Tuesday, July 13, 2010

On Even More Nonsensical Gibberish than Usual


Which is all it is these days, really, and I promise to bring you more of it. I’m not talking about this in particular – I’m talking about absolutely everything everyone says (not only celebrities, politicians and news readers, because they only started the trend). Actually, that’s an unfair statement, considering that none of it is really nonsensical (at least on some superficial surface level) and that very little of it is actually gibberish (except for some of the jargon some people tend to use because they think it makes them seem smarter, but it only results in vacant expressions and the occasional yawn). It’s just that it might as well be, with the things that go through people’s heads.

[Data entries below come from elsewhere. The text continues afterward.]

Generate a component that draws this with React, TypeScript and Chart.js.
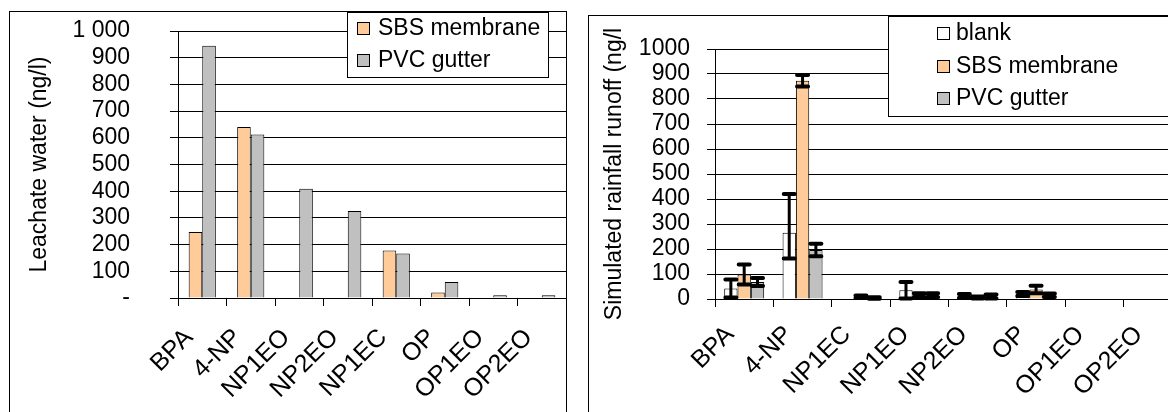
import React, { useEffect, useRef } from 'react';
import { Chart, registerables } from 'chart.js';

Chart.register(...registerables);

const FONT = "'Liberation Sans', Arial, sans-serif";

// ---- Left chart data ----
const leftCategories = ['BPA', '4-NP', 'NP1EO', 'NP2EO', 'NP1EC', 'OP', 'OP1EO', 'OP2EO'];
const leftSBS = [247, 640, 0, 0, 178, 21, 0, 0];
const leftPVC = [945, 612, 409, 326, 167, 60, 10, 10];
const leftTicksMax = 1000;
const leftTicksStep = 100;

// ---- Right chart data ----
const rightCategories = ['BPA', '4-NP', 'NP1EC', 'NP1EO', 'NP2EO', 'OP', 'OP1EO', 'OP2EO'];
const rightBlank = [42, 265, 0, 35, 12, 20, 0, 0];
const rightBlankErrUp = [36, 155, 0, 33, 8, 8, 0, 0];
const rightBlankErrDown = [36, 103, 0, 33, 8, 8, 0, 0];
const rightSBS = [98, 873, 9, 15, 6, 38, 0, 0];
const rightSBSErr = [40, 23, 5, 8, 4, 15, 0, 0];
const rightPVC = [68, 196, 4, 15, 10, 15, 0, 0];
const rightPVCErr = [16, 25, 3, 8, 8, 7, 0, 0];
const rightTicksMax = 1000;
const rightTicksStep = 100;

const COLOR_SBS = '#FFCC99';
const COLOR_PVC = '#C0C0C0';
const COLOR_BLANK = '#FFFFFF';

const errorBarPlugin = {
  id: 'errorBars',
  afterDatasetsDraw(chart: any) {
    const ctx = chart.ctx;
    const yScale = chart.scales.y;
    chart.data.datasets.forEach((ds: any, di: number) => {
      const up = ds.errUp;
      const down = ds.errDown;
      if (!up) return;
      const meta = chart.getDatasetMeta(di);
      meta.data.forEach((bar: any, i: number) => {
        const v = ds.data[i];
        const eu = up[i] || 0;
        const ed = (down || up)[i] || 0;
        if (!eu && !ed) return;
        const x = bar.x;
        const yTop = yScale.getPixelForValue(v + eu);
        const yBot = yScale.getPixelForValue(Math.max(0, v - ed));
        ctx.save();
        ctx.strokeStyle = '#000';
        ctx.lineCap = 'round';
        ctx.lineWidth = 3;
        ctx.beginPath();
        ctx.moveTo(x, yTop);
        ctx.lineTo(x, yBot);
        ctx.stroke();
        ctx.lineWidth = 4;
        const hw = 5.5;
        ctx.beginPath();
        ctx.moveTo(x - hw, yTop);
        ctx.lineTo(x + hw, yTop);
        ctx.moveTo(x - hw, yBot);
        ctx.lineTo(x + hw, yBot);
        ctx.stroke();
        ctx.restore();
      });
    });
  },
};

const boxLegendPlugin = {
  id: 'boxLegend',
  afterDatasetsDraw(chart: any, _args: any, opts: any) {
    if (!opts || !opts.w) return;
    const ctx = chart.ctx;
    ctx.save();
    ctx.fillStyle = '#fff';
    ctx.fillRect(opts.x, opts.y, opts.w, opts.h);
    ctx.strokeStyle = '#000';
    ctx.lineWidth = 1;
    ctx.strokeRect(opts.x + 0.5, opts.y + 0.5, opts.w, opts.h);
    ctx.font = `${opts.fontSize}px ${FONT}`;
    ctx.textBaseline = 'middle';
    ctx.textAlign = 'left';
    chart.data.datasets.forEach((ds: any, i: number) => {
      const cy = opts.rows[i];
      const s = opts.marker;
      ctx.fillStyle = ds.backgroundColor;
      ctx.fillRect(opts.markerX, cy - s / 2, s, s);
      ctx.strokeStyle = '#000';
      ctx.strokeRect(opts.markerX + 0.5, cy - s / 2 + 0.5, s, s);
      ctx.fillStyle = '#000';
      ctx.fillText(ds.label, opts.textX, cy + 1);
    });
    ctx.restore();
  },
};

function fmtSpace(v: number) {
  if (v === 0) return '-';
  return String(v).replace(/\B(?=(\d{3})+(?!\d))/g, ' ');
}

function LeftChart() {
  const ref = useRef<HTMLCanvasElement | null>(null);
  useEffect(() => {
    if (!ref.current) return;
    const chart = new Chart(ref.current, {
      type: 'bar',
      data: {
        labels: leftCategories,
        datasets: [
          { label: 'SBS membrane', data: leftSBS, backgroundColor: COLOR_SBS, borderColor: '#000', borderWidth: 1, barPercentage: 1, categoryPercentage: 0.56 },
          { label: 'PVC gutter', data: leftPVC, backgroundColor: COLOR_PVC, borderColor: '#000', borderWidth: 1, barPercentage: 1, categoryPercentage: 0.56 },
        ],
      },
      options: {
        animation: false,
        responsive: false,
        layout: { padding: { top: 19, left: 0, right: 0, bottom: 0 } },
        plugins: {
          legend: { display: false },
          tooltip: { enabled: false },
          boxLegend: { x: 337, y: 0, w: 201, h: 65, markerX: 347, textX: 368, rows: [16, 48], marker: 12, fontSize: 23 },
        } as any,
        scales: {
          x: {
            ticks: { color: '#000', font: { family: FONT, size: 25 }, maxRotation: 45, minRotation: 45, padding: 17, labelOffset: -13, autoSkip: false },
            grid: { drawOnChartArea: false, drawTicks: true, tickLength: 8, color: '#000', offset: true },
            border: { color: '#000' },
            afterFit: (s: any) => { s.height = 114; s.paddingLeft = 0; s.paddingRight = 0; },
          },
          y: {
            min: 0,
            max: leftTicksMax,
            ticks: { stepSize: leftTicksStep, autoSkip: false, color: '#000', font: { family: FONT, size: 23 }, padding: 40, callback: (v: any) => fmtSpace(Number(v)) },
            grid: { color: '#000', lineWidth: 1, tickLength: 8, drawTicks: true },
            border: { color: '#000' },
            title: { display: true, text: 'Leachate water (ng/l)', color: '#000', font: { family: FONT, size: 23 }, padding: { top: 16, bottom: 0 } },
            afterFit: (s: any) => { s.width = 168; s.paddingTop = 0; s.paddingBottom = 0; },
          },
        },
      },
      plugins: [boxLegendPlugin],
    });
    return () => chart.destroy();
  }, []);
  return <canvas ref={ref} width={556} height={400} style={{ width: 556, height: 400, display: 'block' }} />;
}

function RightChart() {
  const ref = useRef<HTMLCanvasElement | null>(null);
  useEffect(() => {
    if (!ref.current) return;
    const common = { borderColor: '#000', borderWidth: 1, barPercentage: 1, categoryPercentage: 0.685 };
    const chart = new Chart(ref.current, {
      type: 'bar',
      data: {
        labels: rightCategories,
        datasets: [
          { label: 'blank', data: rightBlank, backgroundColor: COLOR_BLANK, errUp: rightBlankErrUp, errDown: rightBlankErrDown, ...common } as any,
          { label: 'SBS membrane', data: rightSBS, backgroundColor: COLOR_SBS, errUp: rightSBSErr, errDown: rightSBSErr, ...common } as any,
          { label: 'PVC gutter', data: rightPVC, backgroundColor: COLOR_PVC, errUp: rightPVCErr, errDown: rightPVCErr, ...common } as any,
        ],
      },
      options: {
        animation: false,
        responsive: false,
        layout: { padding: { top: 33, left: 0, right: 0, bottom: 0 } },
        plugins: {
          legend: { display: false },
          tooltip: { enabled: false },
          boxLegend: { x: 299, y: 0, w: 400, h: 100, markerX: 348, textX: 367, rows: [17, 50, 82], marker: 12, fontSize: 23 },
        } as any,
        scales: {
          x: {
            ticks: { color: '#000', font: { family: FONT, size: 25 }, maxRotation: 45, minRotation: 45, padding: 13, labelOffset: -14, autoSkip: false },
            grid: { drawOnChartArea: false, drawTicks: true, tickLength: 8, color: '#000', offset: true },
            border: { color: '#000' },
            afterFit: (s: any) => { s.height = 113; s.paddingLeft = 0; s.paddingRight = 0; },
          },
          y: {
            min: 0,
            max: rightTicksMax,
            ticks: { stepSize: rightTicksStep, autoSkip: false, color: '#000', font: { family: FONT, size: 23 }, padding: 17, callback: (v: any) => String(v) },
            grid: { color: '#000', lineWidth: 1, tickLength: 8, drawTicks: true },
            border: { color: '#000' },
            title: { display: true, text: 'Simulated rainfall runoff (ng/l', color: '#000', font: { family: FONT, size: 23 }, padding: { top: 12, bottom: 0 } },
            afterFit: (s: any) => { s.width = 126; s.paddingTop = 0; s.paddingBottom = 0; },
          },
        },
      },
      plugins: [errorBarPlugin, boxLegendPlugin],
    });
    return () => chart.destroy();
  }, []);
  return <canvas ref={ref} width={593} height={396} style={{ width: 593, height: 396, display: 'block' }} />;
}

export default function App() {
  return (
    <div style={{ position: 'fixed', left: 0, top: 0, width: 1168, height: 412, overflow: 'hidden', background: '#fff' }}>
      <div style={{ position: 'absolute', left: 9, top: 11, width: 556, height: 420, border: '1px solid #000', boxSizing: 'content-box' }}>
        <LeftChart />
      </div>
      <div style={{ position: 'absolute', left: 588, top: 15, width: 600, height: 420, border: '1px solid #000', boxSizing: 'content-box' }}>
        <RightChart />
      </div>
    </div>
  );
}
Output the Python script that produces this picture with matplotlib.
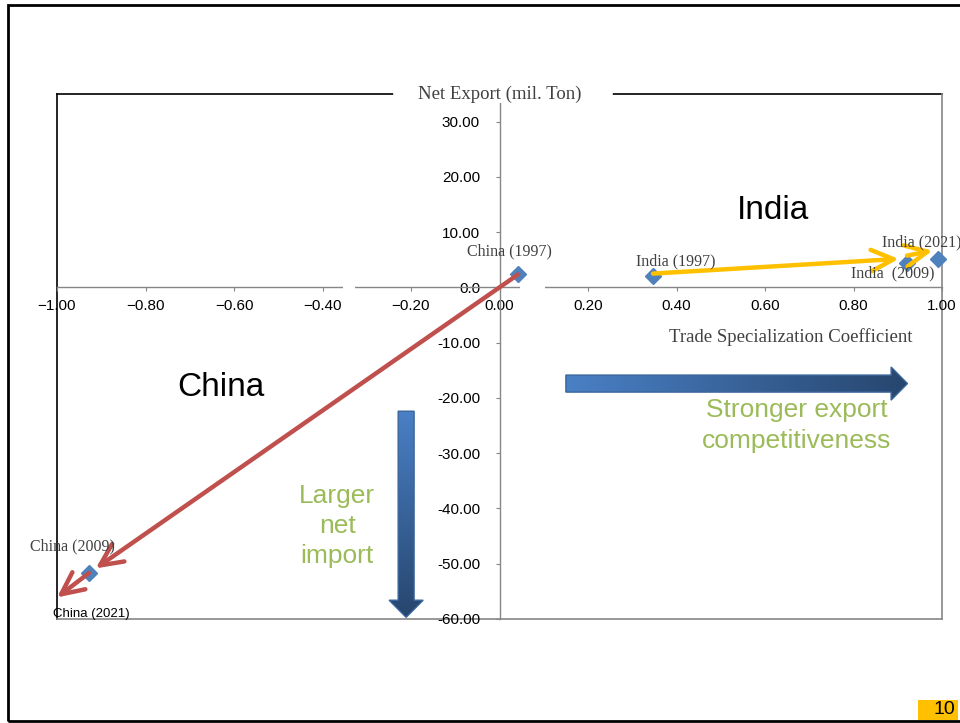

I’ve heard people refer to humans as an “advanced species” so many times, it’s now annoying. They cite our technological and scientific achievements as evidence for this: things like cloning, space travel, the internet, our global transport network and the like. The truth is that human’s are actually pretty pathetic. I’ve touched before on why I believe it was a four year old boy who discovered bread, and how it was a retarded kid who discovered fire. This is pretty much just more of the same ranting and whining on pretty much the same topic, but from a much more modern perspective, so you can probably just stop reading now if you didn’t like the last two whines on this topic.

Seriously though, can any of those major scientific advancements be attributed to the human race? Surely the credit is only due to a small group of individuals. For example, how many people do you know who can build a relatively simple device like a microwave, or something as fundamental to our age as an internal combustion engine. If I took a sample of, say, twenty “average” humans of good mental and physical health and working age, from a variety of backgrounds, put them in an isolated room with unlimited access to basic raw materials, and asked them to build a basic television set, or a rocket capable of deploying a satellite in orbit (which is far simpler than the television set, in my opinion), would they be able to do it?

And that is pretty much all I had to say, except for the even more nonsensical gibberish that I promised you. Because garbleshlarve in wiglabashaver isen dashrioclabber esquoobleo nas flabbergeelo ons kuelliamp ondaes shlay.